Inequalities involving radicals require attention to domain.

\sqrt{x} > 3

Square:

x > 9

But also: the radicand must satisfy

x \geq 0

for the square root to exist.

Intersection:

x > 9

. The domain restriction

x \geq 0

is automatically satisfied.

\sqrt{x - 2} \leq 4

Square:

x - 2 \leq 16

, so

x \leq 18

Domain:

x - 2 \geq 0

, so

x \geq 2

Intersection:

2 \leq x \leq 18

.

For inequalities, direction may reverse when both sides are squared — but only if squaring a negative. Since principal roots are non-negative, squaring inequalities involving isolated radicals typically preserves direction.

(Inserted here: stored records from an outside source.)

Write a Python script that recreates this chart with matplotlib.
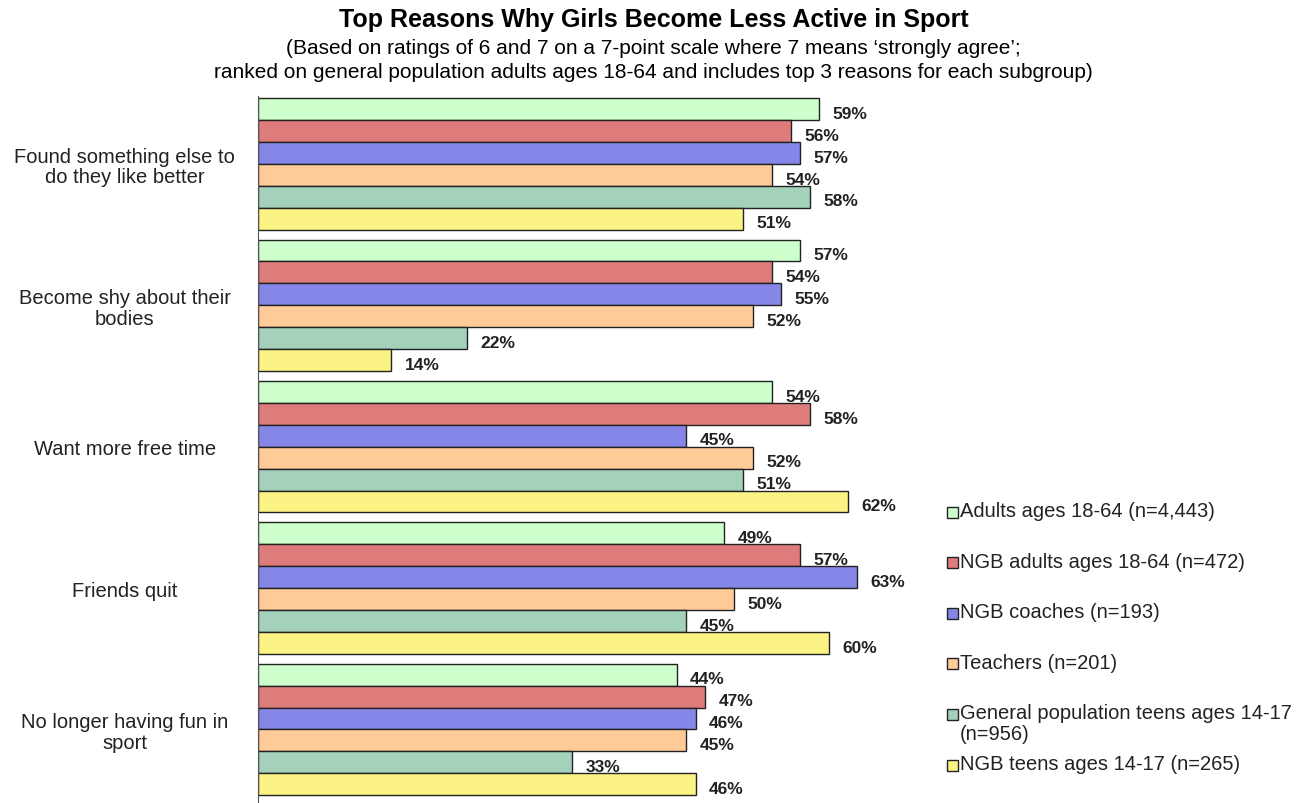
import numpy as np
import matplotlib.pyplot as plt
from matplotlib.patches import Rectangle

plt.rcParams['font.family'] = ['Liberation Sans', 'DejaVu Sans']

# Reasons (top to bottom) and survey groups
reasons = ["Found something else to\ndo they like better",
           "Become shy about their\nbodies",
           "Want more free time",
           "Friends quit",
           "No longer having fun in\nsport"]
groups = ["Adults ages 18-64 (n=4,443)",
          "NGB adults ages 18-64 (n=472)",
          "NGB coaches (n=193)",
          "Teachers (n=201)",
          "General population teens ages 14-17\n(n=956)",
          "NGB teens ages 14-17 (n=265)"]
colors = ["#CCFFCC", "#DE7B7B", "#8686E8", "#FFCC99", "#A4D1B9", "#FBF484"]

adults = [59, 57, 54, 49, 44]
ngb_adults = [56, 54, 58, 57, 47]
ngb_coaches = [57, 55, 45, 63, 46]
teachers = [54, 52, 52, 50, 45]
gp_teens = [58, 22, 51, 45, 33]
ngb_teens = [51, 14, 62, 60, 46]
series = [adults, ngb_adults, ngb_coaches, teachers, gp_teens, ngb_teens]

W, H = 1307, 804
fig = plt.figure(figsize=(W / 100, H / 100), dpi=100)
ax = fig.add_axes([258 / W, 0.0, (924 - 258) / W, (H - 97) / H])

n = len(series)
bar_h = 0.155
pos = np.arange(len(reasons))
for i, vals in enumerate(series):
    y = pos + (i - (n - 1) / 2) * bar_h
    ax.barh(y, vals, height=bar_h, color=colors[i], edgecolor="#222222",
            linewidth=1.0)
    for yy, v in zip(y, vals):
        ax.text(v + 1.4, yy + 0.03, f"{v}%", va="center", ha="left",
                fontsize=12.5, fontweight="bold", color="#222222")

ax.set_xlim(0, 70)
ax.set_ylim(len(reasons) - 0.5 + 0.02, -0.5 + 0.02)
ax.set_xticks([])
ax.set_yticks(pos)
ax.set_yticklabels(reasons, fontsize=14.5, ha="center", color="#222222",
                   linespacing=1.1)
ax.tick_params(axis="y", length=0, pad=96)
for s in ["top", "right", "bottom"]:
    ax.spines[s].set_visible(False)
ax.spines["left"].set_color("#555555")

# legend drawn by hand so the two-line entry keeps the row pitch
row_y0, row_pitch = 513, 50.6
for i, (c, g) in enumerate(zip(colors, groups)):
    yc = row_y0 + i * row_pitch
    fig.add_artist(Rectangle((947 / W, 1 - (yc + 5.5) / H), 11 / W, 11 / H,
                             facecolor=c, edgecolor="#222222", linewidth=1.0,
                             transform=fig.transFigure))
    fig.text(960 / W, 1 - (yc - 11) / H, g, ha="left", va="top",
             fontsize=14.5, color="#222222", linespacing=1.1)

fig.text(0.5, 1 - 20 / H, "Top Reasons Why Girls Become Less Active in Sport",
         ha="center", va="center", fontsize=18, fontweight="bold")
fig.text(0.5, 1 - 48 / H,
         "(Based on ratings of 6 and 7 on a 7-point scale where 7 means \u2018strongly agree\u2019;",
         ha="center", va="center", fontsize=15)
fig.text(0.5, 1 - 73 / H,
         "ranked on general population adults ages 18-64 and includes top 3 reasons for each subgroup)",
         ha="center", va="center", fontsize=15)

fig.savefig("out.png", dpi=100)
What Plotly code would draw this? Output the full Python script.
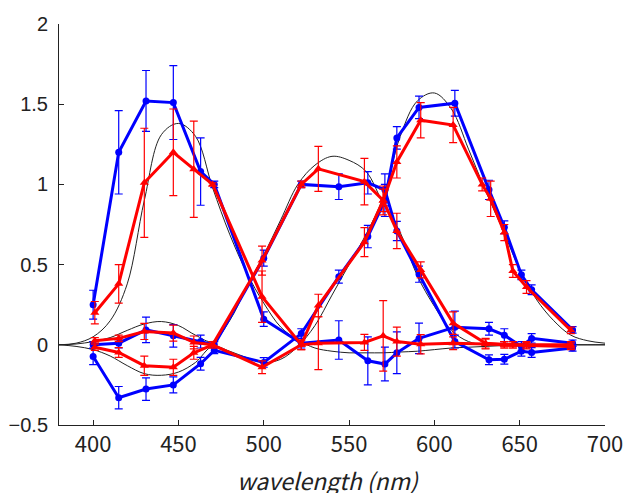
import plotly.graph_objects as go

# ---- black fitted curves (sampled every 10 nm) ----
fit_x = [380, 390, 400, 410, 420, 430, 440, 450, 460, 470, 480, 490, 500, 510, 520, 530, 540,
         550, 560, 570, 580, 590, 600, 610, 620, 630, 640, 650, 660, 670, 680, 690, 700]
fit_s = [0.0, 0.01, 0.05, 0.15, 0.38, 0.90, 1.31, 1.38, 1.30, 0.98, 0.69, 0.45, 0.26, 0.11, 0.03, -0.02, -0.04,
         -0.05, -0.05, -0.05, -0.045, -0.04, -0.03, -0.02, -0.015, -0.01, -0.005, 0.0, 0.0, 0.0, 0.0, 0.0, 0.0]
fit_m = [0.0, 0.005, 0.02, 0.045, 0.09, 0.13, 0.145, 0.12, 0.06, 0.02, 0.15, 0.36, 0.56, 0.78, 1.0, 1.12, 1.175,
         1.15, 1.08, 0.88, 0.70, 0.43, 0.24, 0.09, 0.02, 0.0, 0.0, 0.0, 0.0, 0.0, 0.0, 0.0, 0.0]
fit_l = [0.0, -0.01, -0.03, -0.07, -0.13, -0.18, -0.19, -0.17, -0.11, -0.01, -0.04, -0.08, -0.11, -0.09, -0.01, 0.12, 0.31,
         0.50, 0.69, 0.92, 1.30, 1.52, 1.57, 1.47, 1.22, 0.96, 0.72, 0.47, 0.28, 0.15, 0.06, 0.025, 0.01]

# ---- blue data (circles) ----
blue_x = [400, 415, 431, 447, 463, 471, 500, 522, 544, 561, 571, 578, 591, 612, 632, 641, 651, 657, 681]
blue_s = [0.25, 1.20, 1.52, 1.51, 1.08, 1.00, 0.16, 0.01, 0.03, -0.10, -0.12, -0.05, 0.04, 0.11, 0.10, 0.06, -0.01, 0.04, 0.01]
blue_s_err = [0.09, 0.26, 0.19, 0.23, 0.21, 0.02, 0.045, 0.03, 0.12, 0.15, 0.105, 0.13, 0.095, 0.10, 0.04, 0.04, 0.03, 0.03, 0.02]
blue_m = [0.0, 0.01, 0.093, 0.056, 0.02, 0.0, 0.54, 1.0, 0.986, 1.01, 0.966, 0.71, 0.44, 0.02, -0.093, -0.09, -0.04, -0.048, -0.02]
blue_m_err = [0.02, 0.03, 0.08, 0.07, 0.04, 0.02, 0.05, 0.02, 0.08, 0.07, 0.10, 0.06, 0.05, 0.04, 0.03, 0.03, 0.03, 0.03, 0.02]
blue_l = [-0.073, -0.33, -0.276, -0.25, -0.118, -0.035, -0.11, 0.07, 0.425, 0.675, 0.90, 1.29, 1.48, 1.506, 0.966, 0.733, 0.436, 0.343, 0.093]
blue_l_err = [0.05, 0.07, 0.07, 0.05, 0.04, 0.02, 0.03, 0.03, 0.04, 0.07, 0.10, 0.07, 0.07, 0.08, 0.06, 0.04, 0.03, 0.03, 0.02]

# ---- red data (triangles) ----
red_x = [401, 415, 430, 447, 459, 470, 499, 522, 532, 559, 570, 578, 592, 611, 630, 641, 646, 654, 680]
red_s = [0.20, 0.38, 1.01, 1.20, 1.095, 1.0, 0.30, 0.0, 0.01, 0.015, 0.056, 0.02, 0.004, 0.01, 0.005, 0.0, 0.0, 0.0, 0.0]
red_s_err = [0.07, 0.12, 0.34, 0.27, 0.30, 0.01, 0.16, 0.03, 0.165, 0.05, 0.22, 0.09, 0.06, 0.04, 0.03, 0.02, 0.02, 0.02, 0.02]
red_m = [0.025, 0.04, 0.083, 0.073, 0.015, 0.0, 0.525, 1.0, 1.097, 1.017, 0.90, 0.71, 0.467, 0.135, 0.01, 0.0, 0.0, -0.005, -0.01]
red_m_err = [0.02, 0.02, 0.05, 0.05, 0.04, 0.02, 0.09, 0.02, 0.14, 0.145, 0.09, 0.11, 0.05, 0.07, 0.03, 0.02, 0.02, 0.02, 0.02]
red_l_x = [401, 415, 430, 447, 459, 470, 499, 522, 532, 559, 570, 578, 592, 611, 628, 633, 641, 646, 654, 680]
red_l = [-0.015, -0.048, -0.13, -0.14, -0.05, 0.0, -0.14, 0.0, 0.245, 0.64, 0.90, 1.14, 1.40, 1.37, 1.0, 0.91, 0.70, 0.46, 0.36, 0.09]
red_l_err = [0.02, 0.03, 0.06, 0.05, 0.04, 0.02, 0.04, 0.03, 0.07, 0.09, 0.07, 0.10, 0.11, 0.11, 0.04, 0.11, 0.05, 0.04, 0.04, 0.02]

x_ticks = [400, 450, 500, 550, 600, 650, 700]
y_ticks = [-0.5, 0, 0.5, 1, 1.5, 2]
x_title = "wavelength (nm)"

fig = go.Figure()

for fy in (fit_s, fit_m, fit_l):
    fig.add_trace(go.Scatter(x=fit_x, y=fy, mode="lines",
                             line=dict(color="#222222", width=1, shape="spline", smoothing=1.0),
                             hoverinfo="skip", showlegend=False))

BLUE = "#0000ff"
RED = "#ff0000"

for ys, es in ((blue_s, blue_s_err), (blue_m, blue_m_err), (blue_l, blue_l_err)):
    fig.add_trace(go.Scatter(x=blue_x, y=ys, mode="lines+markers",
                             line=dict(color=BLUE, width=3),
                             marker=dict(symbol="circle", size=7, color=BLUE),
                             error_y=dict(type="data", array=es, color=BLUE, thickness=1.2, width=4),
                             showlegend=False))

for xs, ys, es in ((red_x, red_s, red_s_err), (red_x, red_m, red_m_err), (red_l_x, red_l, red_l_err)):
    fig.add_trace(go.Scatter(x=xs, y=ys, mode="lines+markers",
                             line=dict(color=RED, width=3),
                             marker=dict(symbol="triangle-up", size=8, color=RED),
                             error_y=dict(type="data", array=es, color=RED, thickness=1.2, width=4),
                             showlegend=False))

fig.update_layout(
    width=625, height=493,
    margin=dict(l=59, r=20, t=24, b=68),
    paper_bgcolor="white", plot_bgcolor="white",
    font=dict(family="Liberation Sans, Arial, sans-serif", size=19, color="#222222"),
    xaxis=dict(range=[380, 700], tickvals=x_ticks, ticks="inside", ticklen=5,
               tickcolor="#222222", showline=True, linecolor="#222222", linewidth=1,
               showgrid=False, zeroline=False, automargin=False,
               tickfont=dict(family="Noto Sans CJK JP", size=22)),
    yaxis=dict(range=[-0.5, 2], tickvals=y_ticks, ticks="inside", ticklen=5,
               tickcolor="#222222", showline=True, linecolor="#222222", linewidth=1,
               showgrid=False, zeroline=False, automargin=False, ticklabelstandoff=6,
               tickfont=dict(family="Liberation Sans, Arial", size=20)),
    annotations=[dict(text="<i>" + x_title + "</i>", xref="paper", yref="paper",
                      x=0.492, y=-0.137, xanchor="center", yanchor="middle", showarrow=False,
                      font=dict(family="Noto Sans CJK JP", size=23, color="#222222"))],
)

# remove the default 8px page margin so the 625x493 figure fills the window exactly
fig.write_html("out.html", config={"displayModeBar": False},
               post_script="document.body.style.margin='0';")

The properties page details domain restrictions. Full treatment of inequalities extends beyond radical equations into broader inequality techniques.

Verification Process

Every solution must be substituted into the original equation.

Substitute the candidate value for the variable.

Simplify both sides independently.

Compare: if they match, the solution is valid. If not, it is extraneous.

This step cannot be skipped. It is part of solving radical equations, not merely a check on arithmetic.

\sqrt{2x + 1} = x - 1

After solving, suppose candidates are

x = 4

and

x = 0

.

Check

x = 4

\sqrt{9} = 3

and

4 - 1 = 3

. Match. Valid.

Check

x = 0

\sqrt{1} = 1

and

0 - 1 = -1

. No match. Extraneous.

Solution:

x = 4

only.

Verification protects against extraneous solutions introduced by squaring and against domain violations where radicands become negative.